Божественный Людвиг. Витгенштейн: Формы жизни - страница 8

стр.

Однажды он сказал своему другу: «Неважно, что ты сделал, ты бы даже мог убить кого-то, важно, как ты говоришь об этом и говоришь ли вообще» [McGuinnes]. Фраза эта кажется странной и нуждается в комментарии. Ее ключевые слова — делать, убить, говорить. Здесь невольно вспоминается восточная философия дао и дзен, традиции, с которыми произведения Витгенштейна связывают типологически. В даосизме считается, что человек должен выполнять свое земное предназначение, каким бы оно ни было. Сходная доктрина развивается в философии санкхья, изложенной в «Бхагаватгите» — так называемая философия незаинтересованного действия. Человек должен делать то, что ему положено по его призванию, не размышляя о результатах. С другой стороны, в этой фразе несомненно выражено противопоставление того, о чем можно говорить, и того, о чем следует молчать, столь значимое для «Логико-философского трактата». Как говорить и говорить ли вообще — одна из основных этических проблем всей философии Витгенштейна.

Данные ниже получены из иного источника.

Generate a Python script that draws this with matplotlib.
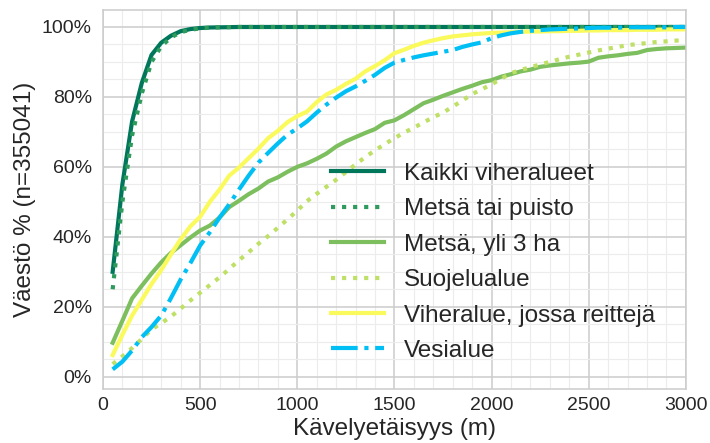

На все сказанное определенный свет проливают сведения о том, что читал Людвиг. По его поздним признаниям, сделанным Малкольму и Друри, его любимыми произведениями художественной прозы были «Михаэль Кольхаас» Клейста и «Хаджи-Мурат» Л. Н. Толстого. Во имя высшего долга, внутреннего императива, защищая свое достоинство, герои этих произведений идут на все, даже если их ждет насильственная смерть. Если бы Витгенштейн любил литературу XX века, ему несомненно был бы близок «Посторонний» Камю, но Витгенштейн не любил культуру XX века, и даже неизвестно, читал ли он Камю.

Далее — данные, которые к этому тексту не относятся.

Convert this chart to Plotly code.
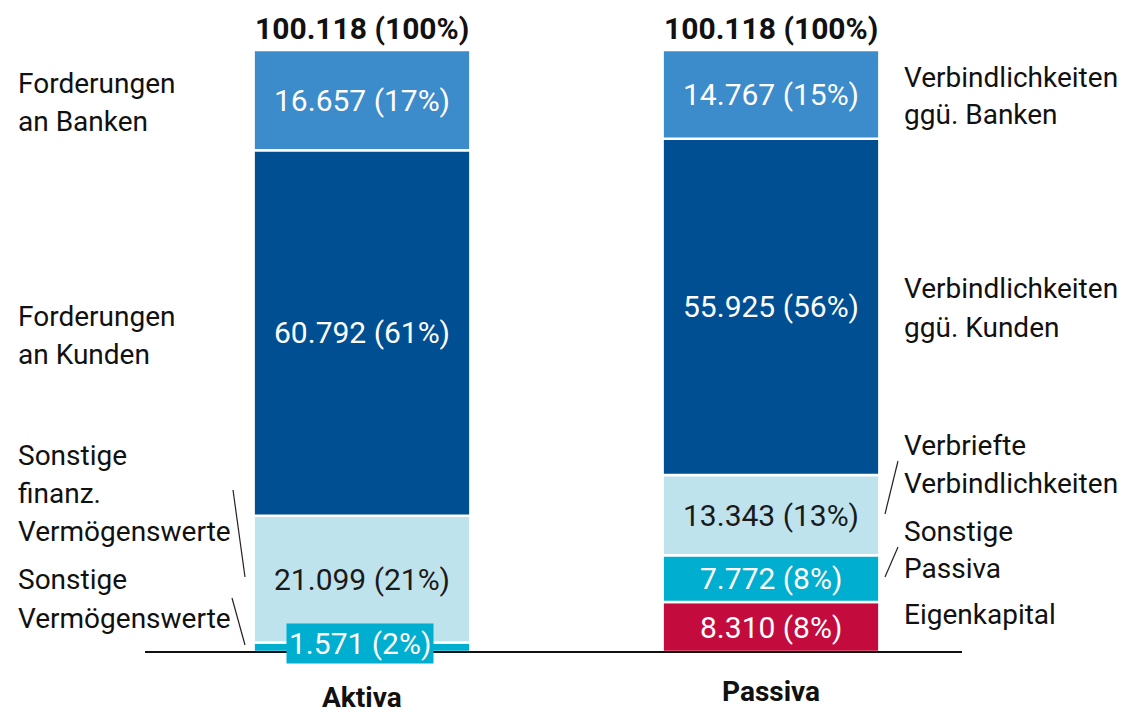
import plotly.graph_objects as go

# Balance sheet structure (EUR m)
sides = ["Aktiva", "Passiva"]
totals = [100.118, 100.118]

aktiva_items = ["Sonstige Vermögenswerte", "Sonstige finanz. Vermögenswerte",
                "Forderungen an Kunden", "Forderungen an Banken"]
aktiva_values = [1.571, 21.099, 60.792, 16.657]
aktiva_pct = [2, 21, 61, 17]

passiva_items = ["Eigenkapital", "Sonstige Passiva", "Verbriefte Verbindlichkeiten",
                 "Verbindlichkeiten ggü. Kunden", "Verbindlichkeiten ggü. Banken"]
passiva_values = [8.310, 7.772, 13.343, 55.925, 14.767]
passiva_pct = [8, 8, 13, 56, 15]

aktiva_colors = ["#00aecf", "#bfe3ed", "#004f93", "#3c8bcb"]
passiva_colors = ["#c30c3d", "#00aecf", "#bfe3ed", "#004f93", "#3c8bcb"]
aktiva_text = ["white", "#1a1a1a", "white", "white"]
passiva_text = ["white", "white", "#1a1a1a", "white", "white"]

W, H = 1122, 715
FONT = "Roboto"
FS_SIDE = 28
FS_BAR = 30
FS_TOTAL = 30
FS_CAT = 28
BAR_W = 0.53
INK = "#111111"


def de(v):
    return f"{v:.3f}"


def px(x):
    return x / W


def py(y):
    return 1 - y / H


fig = go.Figure()
annotations = []

for xi, values, colors, pct, tcol in [
    (0, aktiva_values, aktiva_colors, aktiva_pct, aktiva_text),
    (1, passiva_values, passiva_colors, passiva_pct, passiva_text),
]:
    base = 0.0
    for v, c, p, tc in zip(values, colors, pct, tcol):
        fig.add_trace(go.Bar(
            x=[xi], y=[v], base=[base], width=BAR_W,
            marker=dict(color=c, line=dict(color="white", width=2.5)),
            showlegend=False, hoverinfo="skip",
        ))
        mid = base + v / 2
        label = f"{de(v)} ({p}%)"
        if v < 3:
            # segment too thin for its label: boxed label over the segment
            annotations.append(dict(
                x=xi - 0.005, y=mid, xref="x", yref="y", text=label, showarrow=False,
                yanchor="middle", font=dict(family=FONT, size=FS_BAR, color="white"),
                bgcolor="#00aecf", borderpad=2, yshift=4,
            ))
        else:
            annotations.append(dict(
                x=xi, y=mid, xref="x", yref="y", text=label, showarrow=False,
                yanchor="middle", font=dict(family=FONT, size=FS_BAR, color=tc),
            ))
        base += v

# totals above the bars
for xi, t in enumerate(totals):
    annotations.append(dict(
        x=xi, y=t, xref="x", yref="y", text=f"<b>{de(t)} (100%)</b>",
        showarrow=False, yanchor="middle", yshift=22,
        font=dict(family=FONT, size=FS_TOTAL, color=INK),
    ))

# category labels below the axis
for xi, name, centre_y in [(0, sides[0], 697), (1, sides[1], 691)]:
    annotations.append(dict(x=xi, y=py(centre_y), xref="x", yref="paper",
                            text=f"<b>{name}</b>", showarrow=False, yanchor="middle",
                            font=dict(family=FONT, size=FS_CAT, color=INK)))

# item names beside the bars, one annotation per line (pixel baselines)
left_names = [
    (["Forderungen", "an Banken"], [92, 130]),
    (["Forderungen", "an Kunden"], [325, 363]),
    (["Sonstige", "finanz.", "Vermögenswerte"], [464, 502, 540]),
    (["Sonstige", "Vermögenswerte"], [588, 627]),
]
right_names = [
    (["Verbindlichkeiten", "ggü. Banken"], [86, 123]),
    (["Verbindlichkeiten", "ggü. Kunden"], [297, 336]),
    (["Verbriefte", "Verbindlichkeiten"], [454, 492]),
    (["Sonstige", "Passiva"], [540, 577]),
    (["Eigenkapital"], [623]),
]
for x_left, groups in [(16, left_names), (902, right_names)]:
    for lines, baselines in groups:
        for txt, b in zip(lines, baselines):
            annotations.append(dict(
                x=px(x_left), y=py(b - 0.31 * FS_SIDE), xref="paper", yref="paper",
                text=txt, showarrow=False, xanchor="left", yanchor="middle", align="left",
                font=dict(family=FONT, size=FS_SIDE, color=INK)))

shapes = []
# leader lines
for x0, y0, x1, y1 in [(233, 490, 245, 577), (232, 598, 245, 645),
                       (898, 461, 885, 514), (898, 547, 885, 577)]:
    shapes.append(dict(type="line", xref="paper", yref="paper",
                       x0=px(x0), y0=py(y0), x1=px(x1), y1=py(y1),
                       line=dict(color="#222222", width=1.2)))
# baseline
shapes.append(dict(type="line", xref="paper", yref="y", x0=px(145), x1=px(962), y0=0, y1=0,
                   line=dict(color=INK, width=2)))

# axis ranges chosen so that bar centres sit at 362 px / 771 px and the baseline at 652 px
unit_x = 409.0
unit_y = 602.0 / totals[0]
fig.update_layout(
    width=W, height=H,
    margin=dict(l=0, r=0, t=0, b=0),
    paper_bgcolor="white", plot_bgcolor="white",
    barmode="overlay",
    xaxis=dict(range=[-362 / unit_x, (W - 362) / unit_x], visible=False, fixedrange=True),
    yaxis=dict(range=[-(H - 652) / unit_y, 652 / unit_y], visible=False, fixedrange=True),
    annotations=annotations,
    shapes=shapes,
    font=dict(family=FONT),
)

fig.write_html("out.html")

Итак, ранняя, совсем ранняя отроческая и юношеская философия Витгенштейна — это героический романтизм. Не надо думать, что романтизм — это возвышенные речи, «высокое и прекрасное», по выражению героя «Записок из подполья» Достоевского. Романтизм — чрезвычайно жестокая идеология, выросшая на насилии Великой французской революции как реакция на нее. Главное в идеологии романтизма — это культ индивидуализма и разорванных связей между человеком и обществом [Лотман 1972]. Это очень мрачная идеология. Ее достаточно адекватно описал Бертран Рассел в главе «Байрон» в своей «Истории западной философии» [Рассел 1994].

«Романтическим, слишком романтическим» был ранний круг чтения Витгенштейна. Он высоко ценил Гете, Шиллера, Мерике, бесконечно почитал Бетховена как культурный романтический тип, ценил Ницше, хотя и говорил о нем, что это более поэт, нежели философ. Первой философской книгой, с которой его познакомила Гретль, была «Мир как воля и представление» Шопенгауэра. Шопенгауэр оказал влияние на общефилософские разделы его «Тетрадей 1914–1916». О своем современнике Освальде Шпенглере и его книге «Закат Европы» Витгенштейн отзывался достаточно высоко, но как-то сказал Друри, что, если бы Шпенглер имел мужество написать маленькую книгу, то это могла бы быть великая книга (аллюзия на «Логико-философский трактат» достаточно прозрачна — известно, что Витгенштейн умер не от скромности, а от рака предстательной железы).

Витгенштейн чрезвычайно любил и ценил свою родную и опять-таки сугубо романтическую австрийскую литературу — Грильпарцера, Нестроя, из которого он взял эпиграф к «Трактату», Ленау. Для него «Фауст» Ленау был католической альтернативой протестантскому «Фаусту» Гете. У Ленау силы зла побеждают (опять-таки, если бы Витгенштейн читал литературу XX века, на него должен был бы произвести впечатление «Доктор Фаустус» Томаса Манна).

Выше всех Витгенштейн ставил Шекспира, Л. Н. Толстого и Достоевского.

Из современников Витгенштейн ценил Гуго Гофмансталя и Георга Тракля. Говорят, что Витгенштейн любил цитировать строки из Гофмансталя:

Человек должен вести себя безупречно,

Ибо рано или поздно ему придется расплачиваться за все.

Из венской литературной элиты он ценил только Карла Крауса и Фрица Маутнера.

В целом же Витгенштейну была чужда австро-венгерская литература. Он не читал даже чрезвычайно близкого ему по идеологическим установкам «Человека без свойств» Музиля и вряд ли читал Майринка.

Георг фон Вригт считает, что большое влияние на стиль «Трактата» оказал немецкий философ XVII века Георг Лихтенберг, оставивший книгу замечательных философских афоризмов.